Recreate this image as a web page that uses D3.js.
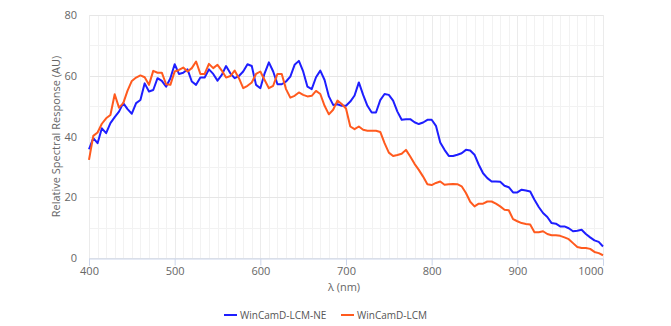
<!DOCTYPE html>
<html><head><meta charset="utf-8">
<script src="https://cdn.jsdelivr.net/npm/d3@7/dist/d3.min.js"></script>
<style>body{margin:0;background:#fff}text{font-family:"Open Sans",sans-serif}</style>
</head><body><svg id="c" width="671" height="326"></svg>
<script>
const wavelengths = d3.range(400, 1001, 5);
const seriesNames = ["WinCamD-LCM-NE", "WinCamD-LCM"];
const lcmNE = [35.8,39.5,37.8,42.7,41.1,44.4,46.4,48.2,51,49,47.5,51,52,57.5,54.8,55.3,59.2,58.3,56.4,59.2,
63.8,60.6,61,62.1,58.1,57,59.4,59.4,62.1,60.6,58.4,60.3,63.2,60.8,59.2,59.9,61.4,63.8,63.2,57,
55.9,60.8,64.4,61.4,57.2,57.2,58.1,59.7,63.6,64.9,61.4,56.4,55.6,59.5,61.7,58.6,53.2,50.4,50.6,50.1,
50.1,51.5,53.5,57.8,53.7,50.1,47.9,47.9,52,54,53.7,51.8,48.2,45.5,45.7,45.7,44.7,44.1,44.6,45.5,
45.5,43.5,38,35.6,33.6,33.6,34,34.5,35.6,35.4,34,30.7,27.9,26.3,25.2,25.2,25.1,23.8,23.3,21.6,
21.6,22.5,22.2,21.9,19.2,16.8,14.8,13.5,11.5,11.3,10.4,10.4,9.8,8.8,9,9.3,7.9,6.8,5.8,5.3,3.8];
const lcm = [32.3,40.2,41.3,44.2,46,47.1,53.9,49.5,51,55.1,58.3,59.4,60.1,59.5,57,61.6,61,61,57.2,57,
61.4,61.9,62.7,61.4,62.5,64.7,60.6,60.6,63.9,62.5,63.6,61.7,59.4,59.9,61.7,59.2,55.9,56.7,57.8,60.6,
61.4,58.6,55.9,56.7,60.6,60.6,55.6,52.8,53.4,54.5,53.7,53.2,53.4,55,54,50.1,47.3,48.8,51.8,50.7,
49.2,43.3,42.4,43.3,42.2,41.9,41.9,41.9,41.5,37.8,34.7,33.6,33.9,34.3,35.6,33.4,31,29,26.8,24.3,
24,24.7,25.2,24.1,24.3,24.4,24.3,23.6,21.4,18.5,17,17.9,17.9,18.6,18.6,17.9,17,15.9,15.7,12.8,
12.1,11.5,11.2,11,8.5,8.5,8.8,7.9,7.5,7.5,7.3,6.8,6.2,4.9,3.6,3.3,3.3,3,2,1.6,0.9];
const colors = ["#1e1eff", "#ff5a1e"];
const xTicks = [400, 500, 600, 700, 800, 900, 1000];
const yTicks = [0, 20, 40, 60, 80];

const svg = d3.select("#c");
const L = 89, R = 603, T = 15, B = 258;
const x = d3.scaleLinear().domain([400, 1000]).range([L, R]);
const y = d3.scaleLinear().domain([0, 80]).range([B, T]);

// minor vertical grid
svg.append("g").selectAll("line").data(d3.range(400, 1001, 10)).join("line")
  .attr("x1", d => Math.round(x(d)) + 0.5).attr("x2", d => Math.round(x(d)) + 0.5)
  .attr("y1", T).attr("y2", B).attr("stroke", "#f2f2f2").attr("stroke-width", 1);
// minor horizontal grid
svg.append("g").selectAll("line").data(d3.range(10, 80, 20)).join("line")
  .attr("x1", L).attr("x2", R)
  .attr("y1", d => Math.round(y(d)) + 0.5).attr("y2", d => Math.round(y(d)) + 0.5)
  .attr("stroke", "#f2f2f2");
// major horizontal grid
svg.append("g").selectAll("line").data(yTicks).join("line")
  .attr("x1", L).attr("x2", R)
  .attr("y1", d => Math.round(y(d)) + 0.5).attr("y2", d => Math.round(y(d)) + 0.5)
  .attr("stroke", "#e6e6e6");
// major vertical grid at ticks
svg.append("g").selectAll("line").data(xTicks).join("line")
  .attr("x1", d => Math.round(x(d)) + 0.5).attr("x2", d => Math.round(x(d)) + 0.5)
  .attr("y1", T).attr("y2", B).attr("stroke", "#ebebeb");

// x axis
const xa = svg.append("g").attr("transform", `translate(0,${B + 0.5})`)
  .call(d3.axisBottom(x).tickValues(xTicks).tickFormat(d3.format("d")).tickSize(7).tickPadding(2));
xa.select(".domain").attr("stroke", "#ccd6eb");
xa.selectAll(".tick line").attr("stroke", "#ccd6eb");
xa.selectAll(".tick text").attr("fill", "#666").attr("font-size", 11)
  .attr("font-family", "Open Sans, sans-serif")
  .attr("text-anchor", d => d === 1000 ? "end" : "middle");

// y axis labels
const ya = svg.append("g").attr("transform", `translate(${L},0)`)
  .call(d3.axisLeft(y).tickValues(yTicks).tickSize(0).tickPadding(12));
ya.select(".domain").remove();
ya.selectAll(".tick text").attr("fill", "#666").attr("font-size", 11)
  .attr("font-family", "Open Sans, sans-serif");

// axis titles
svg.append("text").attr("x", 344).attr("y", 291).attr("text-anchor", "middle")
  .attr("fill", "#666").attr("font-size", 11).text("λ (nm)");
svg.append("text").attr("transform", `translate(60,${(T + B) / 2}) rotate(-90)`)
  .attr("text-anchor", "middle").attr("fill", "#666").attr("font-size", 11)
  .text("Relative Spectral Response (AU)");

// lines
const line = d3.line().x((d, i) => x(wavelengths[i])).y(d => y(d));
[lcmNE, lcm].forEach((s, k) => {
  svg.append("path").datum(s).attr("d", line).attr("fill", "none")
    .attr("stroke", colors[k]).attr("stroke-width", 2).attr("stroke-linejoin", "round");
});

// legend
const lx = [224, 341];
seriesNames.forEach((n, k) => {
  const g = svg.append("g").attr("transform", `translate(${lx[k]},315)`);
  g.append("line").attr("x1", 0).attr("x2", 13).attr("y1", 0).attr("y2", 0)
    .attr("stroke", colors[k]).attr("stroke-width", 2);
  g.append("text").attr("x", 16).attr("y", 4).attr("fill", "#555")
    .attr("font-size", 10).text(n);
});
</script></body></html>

**Given task**
Write out the full listing verbatim, excluding its pictures.

**Correct result**
Recreate this image as a web page that uses D3.js.
<!DOCTYPE html>
<html><head><meta charset="utf-8">
<script src="https://cdn.jsdelivr.net/npm/d3@7/dist/d3.min.js"></script>
<style>body{margin:0;background:#fff}text{font-family:"Open Sans",sans-serif}</style>
</head><body><svg id="c" width="671" height="326"></svg>
<script>
const wavelengths = d3.range(400, 1001, 5);
const seriesNames = ["WinCamD-LCM-NE", "WinCamD-LCM"];
const lcmNE = [35.8,39.5,37.8,42.7,41.1,44.4,46.4,48.2,51,49,47.5,51,52,57.5,54.8,55.3,59.2,58.3,56.4,59.2,
63.8,60.6,61,62.1,58.1,57,59.4,59.4,62.1,60.6,58.4,60.3,63.2,60.8,59.2,59.9,61.4,63.8,63.2,57,
55.9,60.8,64.4,61.4,57.2,57.2,58.1,59.7,63.6,64.9,61.4,56.4,55.6,59.5,61.7,58.6,53.2,50.4,50.6,50.1,
50.1,51.5,53.5,57.8,53.7,50.1,47.9,47.9,52,54,53.7,51.8,48.2,45.5,45.7,45.7,44.7,44.1,44.6,45.5,
45.5,43.5,38,35.6,33.6,33.6,34,34.5,35.6,35.4,34,30.7,27.9,26.3,25.2,25.2,25.1,23.8,23.3,21.6,
21.6,22.5,22.2,21.9,19.2,16.8,14.8,13.5,11.5,11.3,10.4,10.4,9.8,8.8,9,9.3,7.9,6.8,5.8,5.3,3.8];
const lcm = [32.3,40.2,41.3,44.2,46,47.1,53.9,49.5,51,55.1,58.3,59.4,60.1,59.5,57,61.6,61,61,57.2,57,
61.4,61.9,62.7,61.4,62.5,64.7,60.6,60.6,63.9,62.5,63.6,61.7,59.4,59.9,61.7,59.2,55.9,56.7,57.8,60.6,
61.4,58.6,55.9,56.7,60.6,60.6,55.6,52.8,53.4,54.5,53.7,53.2,53.4,55,54,50.1,47.3,48.8,51.8,50.7,
49.2,43.3,42.4,43.3,42.2,41.9,41.9,41.9,41.5,37.8,34.7,33.6,33.9,34.3,35.6,33.4,31,29,26.8,24.3,
24,24.7,25.2,24.1,24.3,24.4,24.3,23.6,21.4,18.5,17,17.9,17.9,18.6,18.6,17.9,17,15.9,15.7,12.8,
12.1,11.5,11.2,11,8.5,8.5,8.8,7.9,7.5,7.5,7.3,6.8,6.2,4.9,3.6,3.3,3.3,3,2,1.6,0.9];
const colors = ["#1e1eff", "#ff5a1e"];
const xTicks = [400, 500, 600, 700, 800, 900, 1000];
const yTicks = [0, 20, 40, 60, 80];

const svg = d3.select("#c");
const L = 89, R = 603, T = 15, B = 258;
const x = d3.scaleLinear().domain([400, 1000]).range([L, R]);
const y = d3.scaleLinear().domain([0, 80]).range([B, T]);

// minor vertical grid
svg.append("g").selectAll("line").data(d3.range(400, 1001, 10)).join("line")
  .attr("x1", d => Math.round(x(d)) + 0.5).attr("x2", d => Math.round(x(d)) + 0.5)
  .attr("y1", T).attr("y2", B).attr("stroke", "#f2f2f2").attr("stroke-width", 1);
// minor horizontal grid
svg.append("g").selectAll("line").data(d3.range(10, 80, 20)).join("line")
  .attr("x1", L).attr("x2", R)
  .attr("y1", d => Math.round(y(d)) + 0.5).attr("y2", d => Math.round(y(d)) + 0.5)
  .attr("stroke", "#f2f2f2");
// major horizontal grid
svg.append("g").selectAll("line").data(yTicks).join("line")
  .attr("x1", L).attr("x2", R)
  .attr("y1", d => Math.round(y(d)) + 0.5).attr("y2", d => Math.round(y(d)) + 0.5)
  .attr("stroke", "#e6e6e6");
// major vertical grid at ticks
svg.append("g").selectAll("line").data(xTicks).join("line")
  .attr("x1", d => Math.round(x(d)) + 0.5).attr("x2", d => Math.round(x(d)) + 0.5)
  .attr("y1", T).attr("y2", B).attr("stroke", "#ebebeb");

// x axis
const xa = svg.append("g").attr("transform", `translate(0,${B + 0.5})`)
  .call(d3.axisBottom(x).tickValues(xTicks).tickFormat(d3.format("d")).tickSize(7).tickPadding(2));
xa.select(".domain").attr("stroke", "#ccd6eb");
xa.selectAll(".tick line").attr("stroke", "#ccd6eb");
xa.selectAll(".tick text").attr("fill", "#666").attr("font-size", 11)
  .attr("font-family", "Open Sans, sans-serif")
  .attr("text-anchor", d => d === 1000 ? "end" : "middle");

// y axis labels
const ya = svg.append("g").attr("transform", `translate(${L},0)`)
  .call(d3.axisLeft(y).tickValues(yTicks).tickSize(0).tickPadding(12));
ya.select(".domain").remove();
ya.selectAll(".tick text").attr("fill", "#666").attr("font-size", 11)
  .attr("font-family", "Open Sans, sans-serif");

// axis titles
svg.append("text").attr("x", 344).attr("y", 291).attr("text-anchor", "middle")
  .attr("fill", "#666").attr("font-size", 11).text("λ (nm)");
svg.append("text").attr("transform", `translate(60,${(T + B) / 2}) rotate(-90)`)
  .attr("text-anchor", "middle").attr("fill", "#666").attr("font-size", 11)
  .text("Relative Spectral Response (AU)");

// lines
const line = d3.line().x((d, i) => x(wavelengths[i])).y(d => y(d));
[lcmNE, lcm].forEach((s, k) => {
  svg.append("path").datum(s).attr("d", line).attr("fill", "none")
    .attr("stroke", colors[k]).attr("stroke-width", 2).attr("stroke-linejoin", "round");
});

// legend
const lx = [224, 341];
seriesNames.forEach((n, k) => {
  const g = svg.append("g").attr("transform", `translate(${lx[k]},315)`);
  g.append("line").attr("x1", 0).attr("x2", 13).attr("y1", 0).attr("y2", 0)
    .attr("stroke", colors[k]).attr("stroke-width", 2);
  g.append("text").attr("x", 16).attr("y", 4).attr("fill", "#555")
    .attr("font-size", 10).text(n);
});
</script></body></html>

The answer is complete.